# EXERCISE GOAL
Only lines holding the word "this" should be copied from the material.

# SOURCE EXCERPT
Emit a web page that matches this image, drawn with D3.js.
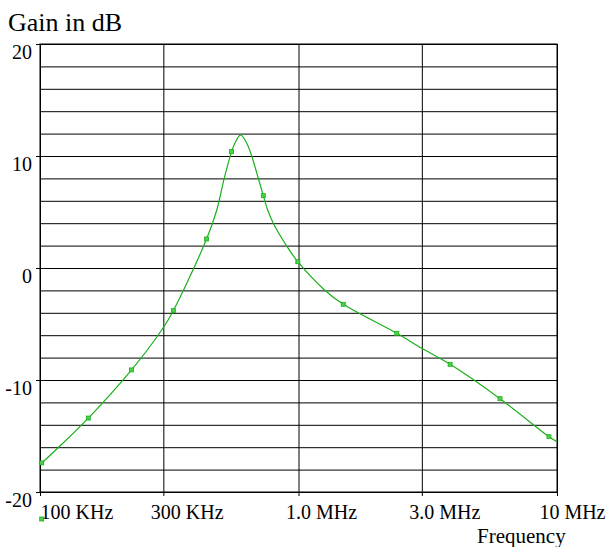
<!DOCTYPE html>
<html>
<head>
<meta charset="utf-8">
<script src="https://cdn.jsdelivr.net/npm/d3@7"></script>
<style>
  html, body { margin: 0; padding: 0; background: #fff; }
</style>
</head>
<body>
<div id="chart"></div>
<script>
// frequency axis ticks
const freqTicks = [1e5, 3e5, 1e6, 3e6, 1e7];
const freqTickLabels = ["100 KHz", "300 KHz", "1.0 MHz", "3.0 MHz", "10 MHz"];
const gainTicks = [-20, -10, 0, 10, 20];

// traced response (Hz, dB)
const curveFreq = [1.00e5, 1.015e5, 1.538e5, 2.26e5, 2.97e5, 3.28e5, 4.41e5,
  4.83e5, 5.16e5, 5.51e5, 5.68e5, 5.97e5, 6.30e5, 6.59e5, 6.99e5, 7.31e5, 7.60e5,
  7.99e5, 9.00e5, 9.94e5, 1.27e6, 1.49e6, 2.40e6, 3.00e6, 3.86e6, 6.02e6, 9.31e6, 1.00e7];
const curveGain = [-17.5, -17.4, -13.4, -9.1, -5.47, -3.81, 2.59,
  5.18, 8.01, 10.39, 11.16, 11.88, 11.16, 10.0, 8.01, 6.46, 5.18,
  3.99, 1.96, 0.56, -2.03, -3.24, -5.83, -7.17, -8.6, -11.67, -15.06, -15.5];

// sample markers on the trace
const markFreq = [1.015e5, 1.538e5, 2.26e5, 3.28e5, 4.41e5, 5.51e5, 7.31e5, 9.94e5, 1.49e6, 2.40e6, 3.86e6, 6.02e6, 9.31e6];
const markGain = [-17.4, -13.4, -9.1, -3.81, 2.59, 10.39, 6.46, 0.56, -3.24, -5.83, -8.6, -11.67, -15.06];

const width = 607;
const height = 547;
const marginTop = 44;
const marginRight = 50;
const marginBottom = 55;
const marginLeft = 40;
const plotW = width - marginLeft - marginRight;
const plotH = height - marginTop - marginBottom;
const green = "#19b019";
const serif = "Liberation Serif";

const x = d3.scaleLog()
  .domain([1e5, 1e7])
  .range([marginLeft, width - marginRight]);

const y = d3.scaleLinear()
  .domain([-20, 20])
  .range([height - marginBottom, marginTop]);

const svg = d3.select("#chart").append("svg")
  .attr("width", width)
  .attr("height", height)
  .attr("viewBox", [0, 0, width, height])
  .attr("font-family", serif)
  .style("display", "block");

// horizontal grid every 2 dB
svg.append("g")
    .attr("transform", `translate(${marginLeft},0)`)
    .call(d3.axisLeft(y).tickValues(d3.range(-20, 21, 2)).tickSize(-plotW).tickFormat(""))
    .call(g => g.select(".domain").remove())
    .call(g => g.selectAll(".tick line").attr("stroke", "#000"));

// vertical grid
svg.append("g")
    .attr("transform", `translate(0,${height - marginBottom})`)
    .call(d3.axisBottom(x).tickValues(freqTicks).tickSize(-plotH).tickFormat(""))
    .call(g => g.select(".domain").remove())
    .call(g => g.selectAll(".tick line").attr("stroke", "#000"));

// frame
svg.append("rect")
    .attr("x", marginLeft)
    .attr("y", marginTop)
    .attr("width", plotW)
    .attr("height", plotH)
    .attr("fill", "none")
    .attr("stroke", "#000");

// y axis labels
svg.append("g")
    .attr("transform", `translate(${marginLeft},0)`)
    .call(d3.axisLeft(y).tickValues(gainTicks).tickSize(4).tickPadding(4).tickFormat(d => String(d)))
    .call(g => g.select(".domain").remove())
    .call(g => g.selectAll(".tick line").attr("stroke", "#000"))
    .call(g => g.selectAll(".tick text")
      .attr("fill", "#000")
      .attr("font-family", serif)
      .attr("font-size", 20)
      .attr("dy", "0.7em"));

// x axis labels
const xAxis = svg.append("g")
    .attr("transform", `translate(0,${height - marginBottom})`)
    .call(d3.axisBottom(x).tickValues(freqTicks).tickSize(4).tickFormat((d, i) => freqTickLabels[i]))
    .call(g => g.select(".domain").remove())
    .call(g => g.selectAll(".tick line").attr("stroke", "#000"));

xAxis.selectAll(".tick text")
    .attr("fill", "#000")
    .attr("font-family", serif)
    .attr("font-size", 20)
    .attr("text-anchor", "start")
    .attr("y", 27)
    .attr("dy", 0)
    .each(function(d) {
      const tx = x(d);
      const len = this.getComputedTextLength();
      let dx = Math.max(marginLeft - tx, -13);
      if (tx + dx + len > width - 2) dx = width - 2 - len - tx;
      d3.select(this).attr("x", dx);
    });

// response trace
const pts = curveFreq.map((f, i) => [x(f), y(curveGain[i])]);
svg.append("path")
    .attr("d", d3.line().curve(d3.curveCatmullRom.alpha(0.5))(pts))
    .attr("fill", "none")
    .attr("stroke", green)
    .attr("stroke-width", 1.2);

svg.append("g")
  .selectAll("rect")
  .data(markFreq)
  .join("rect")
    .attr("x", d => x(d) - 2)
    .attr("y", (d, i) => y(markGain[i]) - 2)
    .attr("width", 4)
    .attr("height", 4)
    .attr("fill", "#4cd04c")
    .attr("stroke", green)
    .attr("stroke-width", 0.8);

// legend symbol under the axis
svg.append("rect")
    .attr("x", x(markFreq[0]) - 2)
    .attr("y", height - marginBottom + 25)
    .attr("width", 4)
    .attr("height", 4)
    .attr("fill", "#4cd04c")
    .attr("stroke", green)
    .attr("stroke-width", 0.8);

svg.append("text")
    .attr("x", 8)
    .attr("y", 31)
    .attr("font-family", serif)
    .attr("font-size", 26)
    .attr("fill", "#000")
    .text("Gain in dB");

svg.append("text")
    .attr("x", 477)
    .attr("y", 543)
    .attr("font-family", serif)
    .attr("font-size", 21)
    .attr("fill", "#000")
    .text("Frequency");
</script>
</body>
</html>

# FULL OUTPUT
Emit a web page that matches this image, drawn with D3.js.
      const len = this.getComputedTextLength();
      d3.select(this).attr("x", dx);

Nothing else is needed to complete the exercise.